## Supplied data
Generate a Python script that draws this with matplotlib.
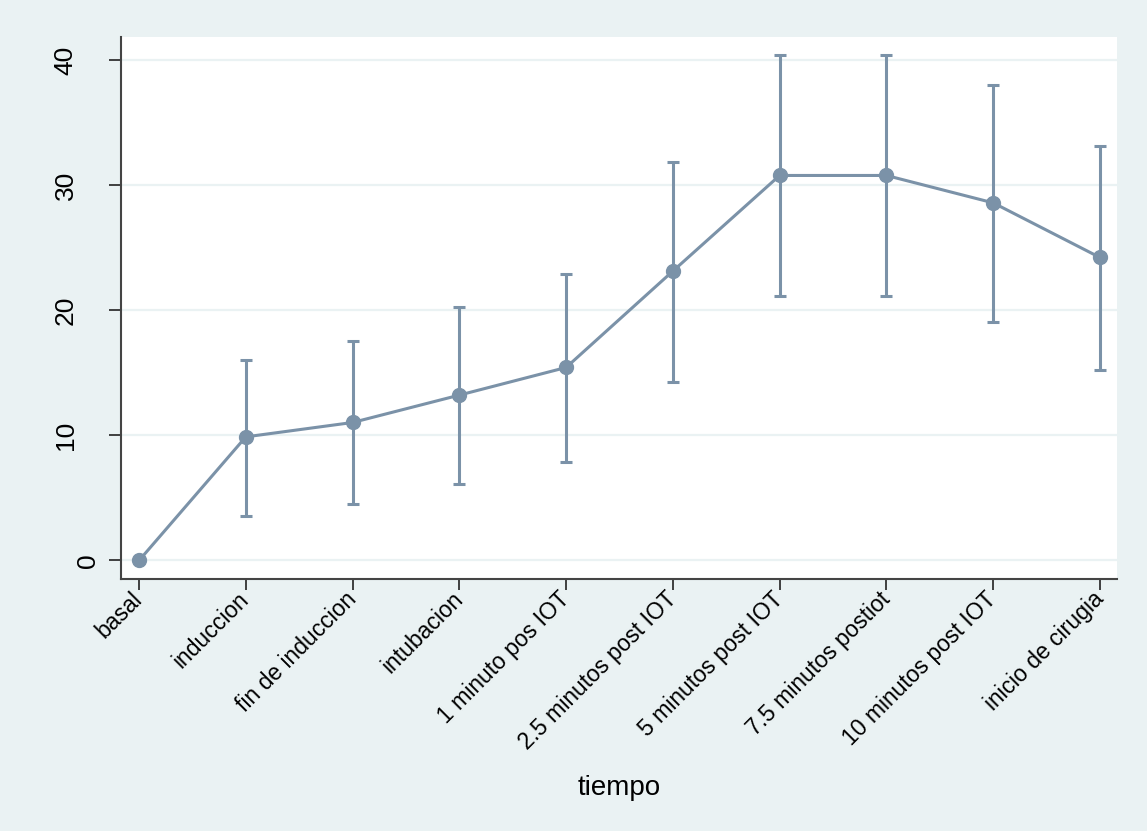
import matplotlib
matplotlib.use("Agg")
import matplotlib.pyplot as plt
import matplotlib.transforms as mtransforms
import numpy as np

plt.rcParams['font.family'] = ['Liberation Sans', 'DejaVu Sans']

categories = ['basal', 'induccion', 'fin de induccion', 'intubacion',
              '1 minuto pos IOT', '2.5 minutos post IOT', '5 minutos post IOT',
              '7.5 minutos postiot', '10 minutos post IOT', 'inicio de cirugia']
mean_vals = [0, 9.89, 11.04, 13.23, 15.44, 23.15, 30.8, 30.8, 28.61, 24.24]
lower_vals = [0, 3.58, 4.48, 6.13, 7.84, 14.27, 21.12, 21.12, 19.1, 15.25]
upper_vals = [0, 16.07, 17.55, 20.29, 22.9, 31.87, 40.45, 40.45, 38.03, 33.12]
y_ticks = [0, 10, 20, 30, 40]
x_title = 'tiempo'

BG = '#EAF2F3'
COL = '#7B92A8'

fig = plt.figure(figsize=(11.47, 8.31), dpi=100, facecolor=BG)
ax = fig.add_axes([121/1147, 1 - 579/831, (1117-121)/1147, (579-36.7)/831])
ax.set_facecolor('white')

x = np.arange(len(categories))
m = np.array(mean_vals)
lo = np.array(lower_vals)
hi = np.array(upper_vals)
mask = hi > lo

for yv in y_ticks:
    ax.axhline(yv, color=BG, lw=1.6, zorder=0)

ax.errorbar(x[mask], m[mask], yerr=[m[mask] - lo[mask], hi[mask] - m[mask]],
            fmt='none', ecolor=COL, elinewidth=2.2, capsize=4.0, capthick=2.2, zorder=2)
ax.plot(x, m, color=COL, lw=2.2, zorder=3)
ax.plot(x, m, 'o', color=COL, markersize=10, zorder=4)

ax.set_xlim(-0.169, 9.16)
ax.set_ylim(-1.48, 41.9)
ax.set_yticks(y_ticks)
ax.set_yticklabels([str(v) for v in y_ticks], rotation=90, va='center', fontsize=19)
ax.set_xticks(x)
ax.set_xticklabels(categories, rotation=45, ha='right', va='center',
                   rotation_mode='anchor', fontsize=16.5)

ax.tick_params(axis='y', length=8.6, width=1.2, color='#222222', pad=22.5)
ax.tick_params(axis='x', length=8.0, width=1.2, color='#222222', pad=4)

# the "0" label sits closer to its tick in the reference
lab0 = ax.get_yticklabels()[0]
lab0.set_transform(lab0.get_transform() +
                   mtransforms.ScaledTranslation(22/100, 0, fig.dpi_scale_trans))

for s in ['top', 'right']:
    ax.spines[s].set_visible(False)
for s in ['left', 'bottom']:
    ax.spines[s].set_color('#444444')
    ax.spines[s].set_linewidth(1.5)

ax.set_xlabel(x_title, fontsize=20)
ax.xaxis.set_label_coords(0.5, (579 - 788) / (579 - 36.7))
ax.xaxis.label.set_va('center')

fig.savefig('out.png', dpi=100, facecolor=BG)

## Work to do
Work out how many lines of the data above contain the string "matplotlib" and give the number alone.

## Exercise solution
5